Repeat the records below exactly, leaving out any pictures.

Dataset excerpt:
================================
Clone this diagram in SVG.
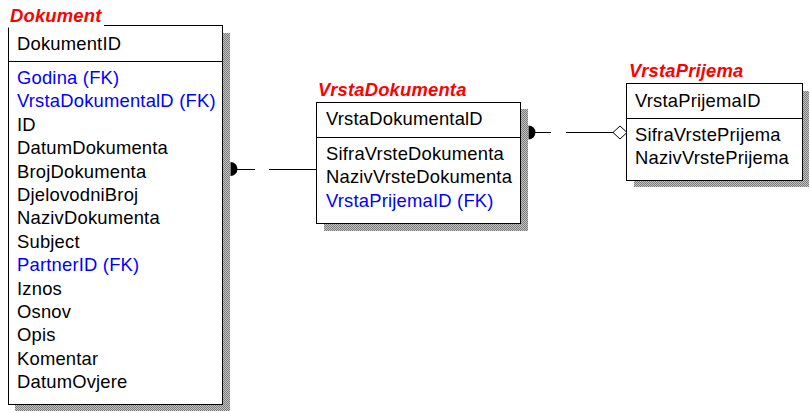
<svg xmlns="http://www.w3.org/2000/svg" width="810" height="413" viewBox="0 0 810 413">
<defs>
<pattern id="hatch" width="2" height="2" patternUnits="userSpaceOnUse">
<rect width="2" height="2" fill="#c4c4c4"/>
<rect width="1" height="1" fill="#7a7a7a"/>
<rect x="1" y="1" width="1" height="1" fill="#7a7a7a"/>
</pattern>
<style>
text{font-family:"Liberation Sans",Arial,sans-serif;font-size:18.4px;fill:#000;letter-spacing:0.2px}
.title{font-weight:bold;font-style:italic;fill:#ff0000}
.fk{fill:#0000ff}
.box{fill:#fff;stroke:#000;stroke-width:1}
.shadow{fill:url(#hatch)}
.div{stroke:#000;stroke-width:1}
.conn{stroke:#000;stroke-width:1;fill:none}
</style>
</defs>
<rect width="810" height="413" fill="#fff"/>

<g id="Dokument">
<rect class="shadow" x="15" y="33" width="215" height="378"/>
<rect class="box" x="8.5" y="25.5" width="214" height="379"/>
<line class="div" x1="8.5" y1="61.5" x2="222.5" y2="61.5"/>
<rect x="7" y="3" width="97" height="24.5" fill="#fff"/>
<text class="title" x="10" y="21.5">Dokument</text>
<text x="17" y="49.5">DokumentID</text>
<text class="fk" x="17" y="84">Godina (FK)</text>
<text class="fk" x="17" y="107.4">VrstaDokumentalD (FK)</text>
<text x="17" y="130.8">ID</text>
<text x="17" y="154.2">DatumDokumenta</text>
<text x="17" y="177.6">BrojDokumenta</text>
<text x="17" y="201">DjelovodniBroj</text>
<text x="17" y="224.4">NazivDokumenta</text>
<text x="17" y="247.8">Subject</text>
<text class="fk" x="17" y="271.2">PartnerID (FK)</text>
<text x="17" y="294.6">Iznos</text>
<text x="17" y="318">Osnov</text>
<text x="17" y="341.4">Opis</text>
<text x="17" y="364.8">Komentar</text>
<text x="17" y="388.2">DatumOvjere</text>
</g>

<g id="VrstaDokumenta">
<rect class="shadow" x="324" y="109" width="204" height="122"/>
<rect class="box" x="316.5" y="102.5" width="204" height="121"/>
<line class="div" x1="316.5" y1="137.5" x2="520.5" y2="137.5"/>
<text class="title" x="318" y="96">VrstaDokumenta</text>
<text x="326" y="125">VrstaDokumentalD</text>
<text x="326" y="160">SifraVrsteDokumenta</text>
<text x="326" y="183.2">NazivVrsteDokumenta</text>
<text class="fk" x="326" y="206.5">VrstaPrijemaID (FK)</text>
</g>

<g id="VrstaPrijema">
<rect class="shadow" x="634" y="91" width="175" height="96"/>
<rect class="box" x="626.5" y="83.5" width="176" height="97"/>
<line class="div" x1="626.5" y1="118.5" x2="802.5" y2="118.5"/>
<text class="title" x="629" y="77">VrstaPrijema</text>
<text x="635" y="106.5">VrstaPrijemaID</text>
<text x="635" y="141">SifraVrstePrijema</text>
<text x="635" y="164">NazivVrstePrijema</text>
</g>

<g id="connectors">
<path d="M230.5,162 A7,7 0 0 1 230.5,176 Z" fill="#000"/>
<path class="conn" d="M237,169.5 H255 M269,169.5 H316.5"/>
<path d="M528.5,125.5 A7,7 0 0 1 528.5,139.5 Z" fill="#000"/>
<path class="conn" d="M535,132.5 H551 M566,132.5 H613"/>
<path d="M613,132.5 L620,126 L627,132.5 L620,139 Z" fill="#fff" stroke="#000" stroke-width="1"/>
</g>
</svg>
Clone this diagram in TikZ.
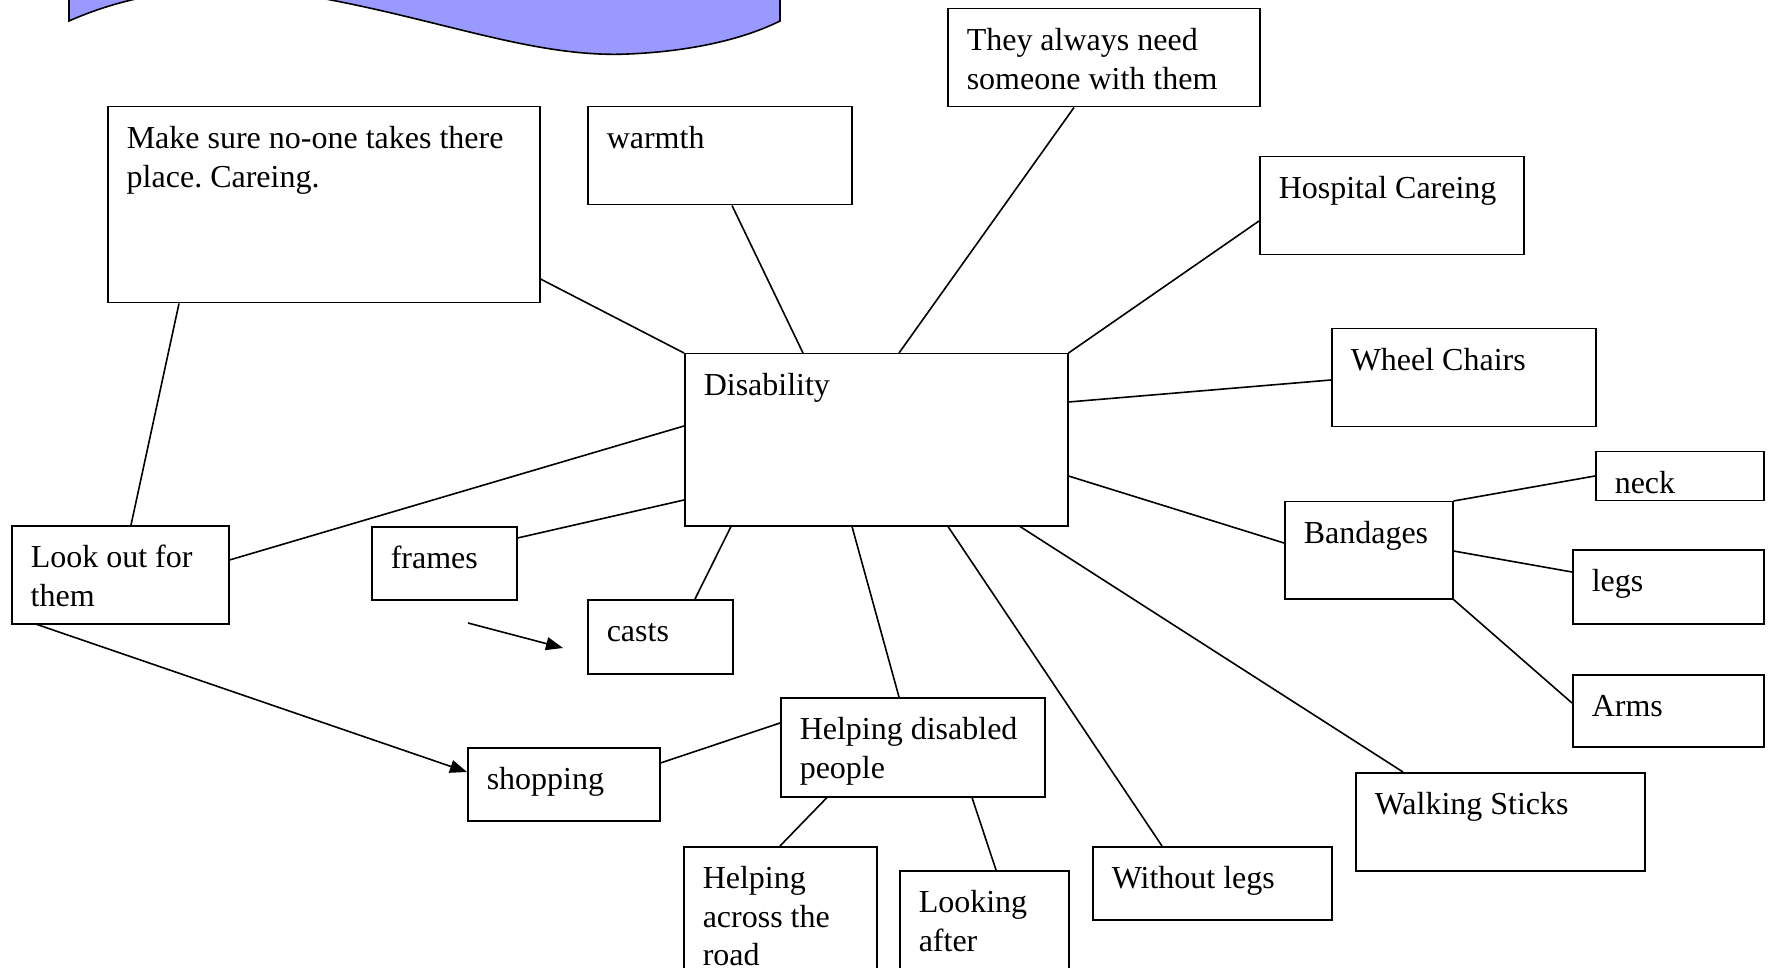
================================
Correct result ->
Clone this diagram in SVG.
<svg xmlns="http://www.w3.org/2000/svg" width="810" height="413" viewBox="0 0 810 413">
<defs>
<pattern id="hatch" width="2" height="2" patternUnits="userSpaceOnUse">
<rect width="2" height="2" fill="#c4c4c4"/>
<rect width="1" height="1" fill="#7a7a7a"/>
<rect x="1" y="1" width="1" height="1" fill="#7a7a7a"/>
</pattern>
<style>
text{font-family:"Liberation Sans",Arial,sans-serif;font-size:18.4px;fill:#000;letter-spacing:0.2px}
.title{font-weight:bold;font-style:italic;fill:#ff0000}
.fk{fill:#0000ff}
.box{fill:#fff;stroke:#000;stroke-width:1}
.shadow{fill:url(#hatch)}
.div{stroke:#000;stroke-width:1}
.conn{stroke:#000;stroke-width:1;fill:none}
</style>
</defs>
<rect width="810" height="413" fill="#fff"/>

<g id="Dokument">
<rect class="shadow" x="15" y="33" width="215" height="378"/>
<rect class="box" x="8.5" y="25.5" width="214" height="379"/>
<line class="div" x1="8.5" y1="61.5" x2="222.5" y2="61.5"/>
<rect x="7" y="3" width="97" height="24.5" fill="#fff"/>
<text class="title" x="10" y="21.5">Dokument</text>
<text x="17" y="49.5">DokumentID</text>
<text class="fk" x="17" y="84">Godina (FK)</text>
<text class="fk" x="17" y="107.4">VrstaDokumentalD (FK)</text>
<text x="17" y="130.8">ID</text>
<text x="17" y="154.2">DatumDokumenta</text>
<text x="17" y="177.6">BrojDokumenta</text>
<text x="17" y="201">DjelovodniBroj</text>
<text x="17" y="224.4">NazivDokumenta</text>
<text x="17" y="247.8">Subject</text>
<text class="fk" x="17" y="271.2">PartnerID (FK)</text>
<text x="17" y="294.6">Iznos</text>
<text x="17" y="318">Osnov</text>
<text x="17" y="341.4">Opis</text>
<text x="17" y="364.8">Komentar</text>
<text x="17" y="388.2">DatumOvjere</text>
</g>

<g id="VrstaDokumenta">
<rect class="shadow" x="324" y="109" width="204" height="122"/>
<rect class="box" x="316.5" y="102.5" width="204" height="121"/>
<line class="div" x1="316.5" y1="137.5" x2="520.5" y2="137.5"/>
<text class="title" x="318" y="96">VrstaDokumenta</text>
<text x="326" y="125">VrstaDokumentalD</text>
<text x="326" y="160">SifraVrsteDokumenta</text>
<text x="326" y="183.2">NazivVrsteDokumenta</text>
<text class="fk" x="326" y="206.5">VrstaPrijemaID (FK)</text>
</g>

<g id="VrstaPrijema">
<rect class="shadow" x="634" y="91" width="175" height="96"/>
<rect class="box" x="626.5" y="83.5" width="176" height="97"/>
<line class="div" x1="626.5" y1="118.5" x2="802.5" y2="118.5"/>
<text class="title" x="629" y="77">VrstaPrijema</text>
<text x="635" y="106.5">VrstaPrijemaID</text>
<text x="635" y="141">SifraVrstePrijema</text>
<text x="635" y="164">NazivVrstePrijema</text>
</g>

<g id="connectors">
<path d="M230.5,162 A7,7 0 0 1 230.5,176 Z" fill="#000"/>
<path class="conn" d="M237,169.5 H255 M269,169.5 H316.5"/>
<path d="M528.5,125.5 A7,7 0 0 1 528.5,139.5 Z" fill="#000"/>
<path class="conn" d="M535,132.5 H551 M566,132.5 H613"/>
<path d="M613,132.5 L620,126 L627,132.5 L620,139 Z" fill="#fff" stroke="#000" stroke-width="1"/>
</g>
</svg>
Clone this diagram in TikZ.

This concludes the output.